Troisième volet, la sécurisation juridique, où plusieurs sujets concernent les PME et TPE. Sur les dommages et intérêt prud'homaux, d'abord, il ne s'agit pas de modifier les indemnités légales et conventionnelles de licenciement mais d'établir un barème, assorti d'un plafond, qui serve de référence. Aujourd'hui, le montant des dommages et intérêts prud'homaux varie du simple au quadruple, c'est une source de préoccupation pour les entreprises mais aussi pour les salariés, qui y voient de l'injustice - c'est aussi une question d'équité. Le sujet tient aussi aux délais de recours et à l'importance prise par la procédure, par la forme, qui en est venue à prévaloir sur le fond : nous connaissons tous des exemples d'entreprises condamnées à des dommages et intérêts au seul motif qu'une lettre de licenciement était mal rédigée, avec des conséquences pécuniaires importantes et, plus durablement, une réticence à toute embauche... Notre but, comme cela s'est passé avec le renforcement de la médiation, c'est de renforcer l'amont de la négociation - nous le faisons aussi en augmentant les indemnités légales de licenciement, qui sont parmi les plus basses dans les pays d'Europe.

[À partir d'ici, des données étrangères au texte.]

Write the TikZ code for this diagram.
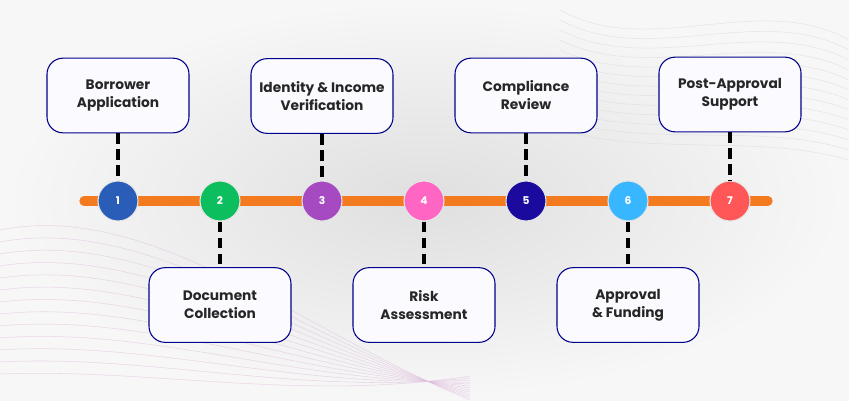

Quatrième volet, le télétravail : 18 % des salariés y recourent en général un jour par semaine, la demande de la société est très forte puisque 59 % des salariés - et 71 % des cadres - souhaiteraient y recourir pour mieux s'occuper d'un proche, pour s'épargner des temps de transport mais le défaut de cadre juridique sécurisé les freine, il faut avancer sur ce dossier.

Qu'il s'agisse donc de renforcer la place de la branche professionnelle et de l'entreprise dans les négociations sociales, de fusionner les instances représentatives du personnel, de réformer les indemnités prud'homales et d'instaurer un cadre sûr pour le télétravail, notre objectif est le même : envoyer un signal fort aux entreprises pour qu'elles osent davantage l'embauche et aux salariés pour qu'ils voient leur parcours professionnel sécurisé, dans les conditions actuelles du travail.